Work to be completed — Go through the data below and copy it exactly, skipping every picture.
··· Data shown
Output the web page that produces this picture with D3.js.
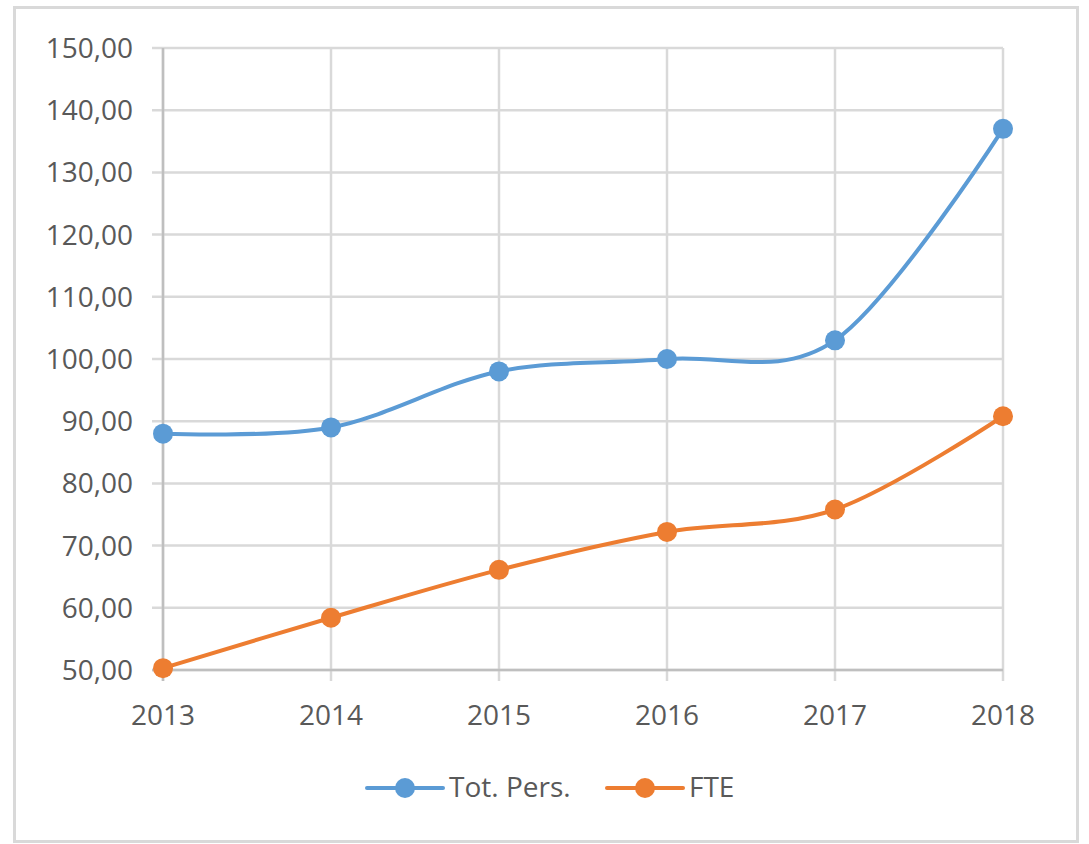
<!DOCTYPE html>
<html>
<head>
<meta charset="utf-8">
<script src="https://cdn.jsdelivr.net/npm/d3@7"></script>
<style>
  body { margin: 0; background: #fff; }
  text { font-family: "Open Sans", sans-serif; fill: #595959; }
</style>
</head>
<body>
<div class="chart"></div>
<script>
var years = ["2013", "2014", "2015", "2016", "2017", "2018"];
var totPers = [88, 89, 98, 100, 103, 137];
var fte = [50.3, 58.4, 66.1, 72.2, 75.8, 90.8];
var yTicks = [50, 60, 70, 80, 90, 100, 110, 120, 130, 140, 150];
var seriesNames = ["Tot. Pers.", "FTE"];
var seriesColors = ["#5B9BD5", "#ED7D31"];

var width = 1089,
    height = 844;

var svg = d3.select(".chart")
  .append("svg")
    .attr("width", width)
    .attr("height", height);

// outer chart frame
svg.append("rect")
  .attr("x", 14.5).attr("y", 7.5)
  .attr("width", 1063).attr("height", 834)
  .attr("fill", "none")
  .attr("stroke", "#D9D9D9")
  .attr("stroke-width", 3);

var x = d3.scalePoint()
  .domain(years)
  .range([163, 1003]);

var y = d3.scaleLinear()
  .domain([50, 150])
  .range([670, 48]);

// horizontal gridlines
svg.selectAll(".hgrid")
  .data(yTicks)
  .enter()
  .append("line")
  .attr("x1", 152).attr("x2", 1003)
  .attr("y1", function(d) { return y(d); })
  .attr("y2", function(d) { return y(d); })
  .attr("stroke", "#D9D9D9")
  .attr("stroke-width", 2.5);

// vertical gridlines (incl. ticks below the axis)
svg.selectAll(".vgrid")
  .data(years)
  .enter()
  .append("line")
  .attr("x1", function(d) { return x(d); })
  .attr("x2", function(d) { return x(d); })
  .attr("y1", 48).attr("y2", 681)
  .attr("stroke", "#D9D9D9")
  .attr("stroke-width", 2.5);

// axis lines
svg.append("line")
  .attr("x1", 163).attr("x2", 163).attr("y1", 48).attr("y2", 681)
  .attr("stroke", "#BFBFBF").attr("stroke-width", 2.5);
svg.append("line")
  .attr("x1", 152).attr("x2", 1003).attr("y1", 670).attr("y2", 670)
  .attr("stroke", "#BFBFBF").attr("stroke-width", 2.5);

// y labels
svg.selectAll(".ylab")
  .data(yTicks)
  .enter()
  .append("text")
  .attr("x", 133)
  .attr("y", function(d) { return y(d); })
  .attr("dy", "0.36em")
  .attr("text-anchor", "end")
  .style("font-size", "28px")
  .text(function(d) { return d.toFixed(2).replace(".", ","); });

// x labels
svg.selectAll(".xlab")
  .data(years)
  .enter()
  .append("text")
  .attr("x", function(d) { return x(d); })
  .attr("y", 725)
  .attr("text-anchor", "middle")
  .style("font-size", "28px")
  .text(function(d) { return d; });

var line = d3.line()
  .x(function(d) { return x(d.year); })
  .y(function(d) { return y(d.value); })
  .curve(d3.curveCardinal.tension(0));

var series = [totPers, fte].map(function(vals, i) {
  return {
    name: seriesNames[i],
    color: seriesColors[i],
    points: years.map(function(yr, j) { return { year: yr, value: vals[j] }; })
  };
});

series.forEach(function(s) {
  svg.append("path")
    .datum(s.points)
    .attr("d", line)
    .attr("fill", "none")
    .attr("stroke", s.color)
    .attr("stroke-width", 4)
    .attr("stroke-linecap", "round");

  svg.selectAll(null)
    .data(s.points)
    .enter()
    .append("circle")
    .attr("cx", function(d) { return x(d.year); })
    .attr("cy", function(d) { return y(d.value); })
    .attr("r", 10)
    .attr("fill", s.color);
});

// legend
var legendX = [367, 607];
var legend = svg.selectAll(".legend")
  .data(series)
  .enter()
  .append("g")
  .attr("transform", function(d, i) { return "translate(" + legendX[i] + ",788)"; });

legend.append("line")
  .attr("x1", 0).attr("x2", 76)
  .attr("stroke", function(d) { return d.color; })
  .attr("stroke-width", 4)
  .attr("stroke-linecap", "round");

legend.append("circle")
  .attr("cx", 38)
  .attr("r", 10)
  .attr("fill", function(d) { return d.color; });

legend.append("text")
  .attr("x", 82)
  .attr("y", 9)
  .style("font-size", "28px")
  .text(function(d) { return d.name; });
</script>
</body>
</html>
······
Response to this exercise —
Output the web page that produces this picture with D3.js.
<!DOCTYPE html>
<html>
<head>
<meta charset="utf-8">
<script src="https://cdn.jsdelivr.net/npm/d3@7"></script>
<style>
  body { margin: 0; background: #fff; }
  text { font-family: "Open Sans", sans-serif; fill: #595959; }
</style>
</head>
<body>
<div class="chart"></div>
<script>
var years = ["2013", "2014", "2015", "2016", "2017", "2018"];
var totPers = [88, 89, 98, 100, 103, 137];
var fte = [50.3, 58.4, 66.1, 72.2, 75.8, 90.8];
var yTicks = [50, 60, 70, 80, 90, 100, 110, 120, 130, 140, 150];
var seriesNames = ["Tot. Pers.", "FTE"];
var seriesColors = ["#5B9BD5", "#ED7D31"];

var width = 1089,
    height = 844;

var svg = d3.select(".chart")
  .append("svg")
    .attr("width", width)
    .attr("height", height);

// outer chart frame
svg.append("rect")
  .attr("x", 14.5).attr("y", 7.5)
  .attr("width", 1063).attr("height", 834)
  .attr("fill", "none")
  .attr("stroke", "#D9D9D9")
  .attr("stroke-width", 3);

var x = d3.scalePoint()
  .domain(years)
  .range([163, 1003]);

var y = d3.scaleLinear()
  .domain([50, 150])
  .range([670, 48]);

// horizontal gridlines
svg.selectAll(".hgrid")
  .data(yTicks)
  .enter()
  .append("line")
  .attr("x1", 152).attr("x2", 1003)
  .attr("y1", function(d) { return y(d); })
  .attr("y2", function(d) { return y(d); })
  .attr("stroke", "#D9D9D9")
  .attr("stroke-width", 2.5);

// vertical gridlines (incl. ticks below the axis)
svg.selectAll(".vgrid")
  .data(years)
  .enter()
  .append("line")
  .attr("x1", function(d) { return x(d); })
  .attr("x2", function(d) { return x(d); })
  .attr("y1", 48).attr("y2", 681)
  .attr("stroke", "#D9D9D9")
  .attr("stroke-width", 2.5);

// axis lines
svg.append("line")
  .attr("x1", 163).attr("x2", 163).attr("y1", 48).attr("y2", 681)
  .attr("stroke", "#BFBFBF").attr("stroke-width", 2.5);
svg.append("line")
  .attr("x1", 152).attr("x2", 1003).attr("y1", 670).attr("y2", 670)
  .attr("stroke", "#BFBFBF").attr("stroke-width", 2.5);

// y labels
svg.selectAll(".ylab")
  .data(yTicks)
  .enter()
  .append("text")
  .attr("x", 133)
  .attr("y", function(d) { return y(d); })
  .attr("dy", "0.36em")
  .attr("text-anchor", "end")
  .style("font-size", "28px")
  .text(function(d) { return d.toFixed(2).replace(".", ","); });

// x labels
svg.selectAll(".xlab")
  .data(years)
  .enter()
  .append("text")
  .attr("x", function(d) { return x(d); })
  .attr("y", 725)
  .attr("text-anchor", "middle")
  .style("font-size", "28px")
  .text(function(d) { return d; });

var line = d3.line()
  .x(function(d) { return x(d.year); })
  .y(function(d) { return y(d.value); })
  .curve(d3.curveCardinal.tension(0));

var series = [totPers, fte].map(function(vals, i) {
  return {
    name: seriesNames[i],
    color: seriesColors[i],
    points: years.map(function(yr, j) { return { year: yr, value: vals[j] }; })
  };
});

series.forEach(function(s) {
  svg.append("path")
    .datum(s.points)
    .attr("d", line)
    .attr("fill", "none")
    .attr("stroke", s.color)
    .attr("stroke-width", 4)
    .attr("stroke-linecap", "round");

  svg.selectAll(null)
    .data(s.points)
    .enter()
    .append("circle")
    .attr("cx", function(d) { return x(d.year); })
    .attr("cy", function(d) { return y(d.value); })
    .attr("r", 10)
    .attr("fill", s.color);
});

// legend
var legendX = [367, 607];
var legend = svg.selectAll(".legend")
  .data(series)
  .enter()
  .append("g")
  .attr("transform", function(d, i) { return "translate(" + legendX[i] + ",788)"; });

legend.append("line")
  .attr("x1", 0).attr("x2", 76)
  .attr("stroke", function(d) { return d.color; })
  .attr("stroke-width", 4)
  .attr("stroke-linecap", "round");

legend.append("circle")
  .attr("cx", 38)
  .attr("r", 10)
  .attr("fill", function(d) { return d.color; });

legend.append("text")
  .attr("x", 82)
  .attr("y", 9)
  .style("font-size", "28px")
  .text(function(d) { return d.name; });
</script>
</body>
</html>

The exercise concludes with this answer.